Writing for FTSE Global Markets, S&P Global Ratings’ Michael Ferguson believes America’s nuclear sector is edging closer to meltdown


Under pressure from low natural gas prices, the commercial viability of America’s unregulated nuclear power industry has weakened in recent years. In turn, discussions regarding the revival of ailing plants have turned to state subsidies. But can state assistance prevent the nuclear industry’s collapse?

In an article for FTSE Global Markets, S&P Global Ratings’ Michael Ferguson, Director, U.S. Energy Infrastructure, offers his view that subsidies cannot shelter the nuclear industry from either the market or any political pressure.
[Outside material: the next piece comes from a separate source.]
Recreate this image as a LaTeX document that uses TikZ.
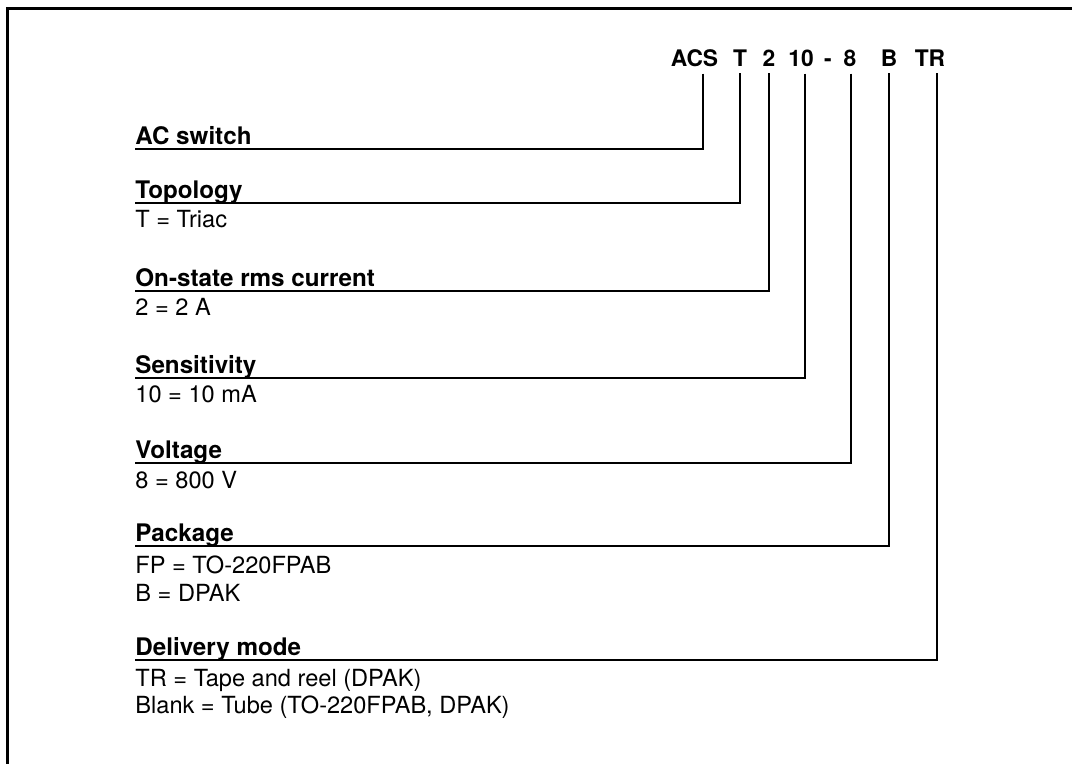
\documentclass[tikz,border=0pt]{standalone}
\usepackage{fontspec}
\setmainfont{TeX Gyre Heros}
\begin{document}
\begin{tikzpicture}[x=0.5pt,y=-0.5pt,font=\fontsize{11.8}{14}\selectfont]
	\tikzset{
		code/.style={font=\fontsize{11.4}{13}\selectfont\bfseries,inner sep=0pt,anchor=base},
		head/.style={font=\fontsize{12.1}{14}\selectfont\bfseries,inner sep=0pt,anchor=base west},
		info/.style={inner sep=0pt,anchor=base west},
		lead/.style={line width=1pt},
	}
	\useasboundingbox (0,0) rectangle (1072,764);
	% frame
	\draw[line width=1.5pt] (1072,9) -- (7,9) -- (7,764);
	% part number
	\node[code] (acs) at (694.5,67) {ACS};
	\node[code] (topo) at (740,67) {T};
	\node[code] (curr) at (769,67) {2};
	\node[code] (sens) at (801,67) {10};
	\node[code] (dash) at (828,67) {-};
	\node[code] (volt) at (850,67) {8};
	\node[code] (pack) at (889,67) {B};
	\node[code] (deli) at (930,67) {TR};
	% fields
	\node[head] (hacs) at (135,145) {AC switch};
	\node[head] (htopo) at (135,199) {Topology};
	\node[info] (itopo) at (135,228) {T = Triac};
	\node[head] (hcurr) at (135,287) {On-state rms current};
	\node[info] (icurr) at (135,316) {2 = 2 A};
	\node[head] (hsens) at (135,374) {Sensitivity};
	\node[info] (isens) at (135,403) {10 = 10 mA};
	\node[head] (hvolt) at (135,459) {Voltage};
	\node[info] (ivolt) at (135,489) {8 = 800 V};
	\node[head] (hpack) at (135,542) {Package};
	\node[info] (ipacka) at (135,574) {FP = TO-220FPAB};
	\node[info] (ipackb) at (135,602) {B = DPAK};
	\node[head] (hdeli) at (135,656) {Delivery mode};
	\node[info] (idelia) at (135,687) {TR = Tape and reel (DPAK)};
	\node[info] (ideli) at (135,713) {Blank = Tube (TO-220FPAB, DPAK)};
	\path
	(135,149) coordinate (lacs)
	(135,203) coordinate (ltopo)
	(135,291) coordinate (lcurr)
	(135,378) coordinate (lsens)
	(135,463) coordinate (lvolt)
	(135,546) coordinate (lpack)
	(135,660) coordinate (ldeli);
	% leads
	\draw[lead] ([xshift=4.25pt,yshift=-3pt]acs.south) |- (lacs);
	\draw[lead] ([yshift=-3pt]topo.south) |- (ltopo);
	\draw[lead] ([yshift=-3pt]curr.south) |- (lcurr);
	\draw[lead] ([xshift=2pt,yshift=-3pt]sens.south) |- (lsens);
	\draw[lead] ([xshift=0.5pt,yshift=-3pt]volt.south) |- (lvolt);
	\draw[lead] ([yshift=-3pt]pack.south) |- (lpack);
	\draw[lead] ([xshift=3.5pt,yshift=-3pt]deli.south) |- (ldeli);
\end{tikzpicture}
\end{document}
Following the scrapping of the Obama Administration’s Clean Power Plan (CPP), Ferguson believes nuclear-reliant states are now faced with a Catch 22. This is a choice between either subsiding nuclear assets indefinitely (despite the diminishing chances that nuclear will return to profit), or allowing them to fall off the grid – leaving thousands unemployed.

Ferguson writes: “Although we expect some policy developments that attempt to allay the industry’s demise, these may not be able to prevent further plant retirements. As such, preparing for unrelenting difficulties during 2017 and 2018 is the nuclear industry’s harsh reality as it edges closer to meltdown.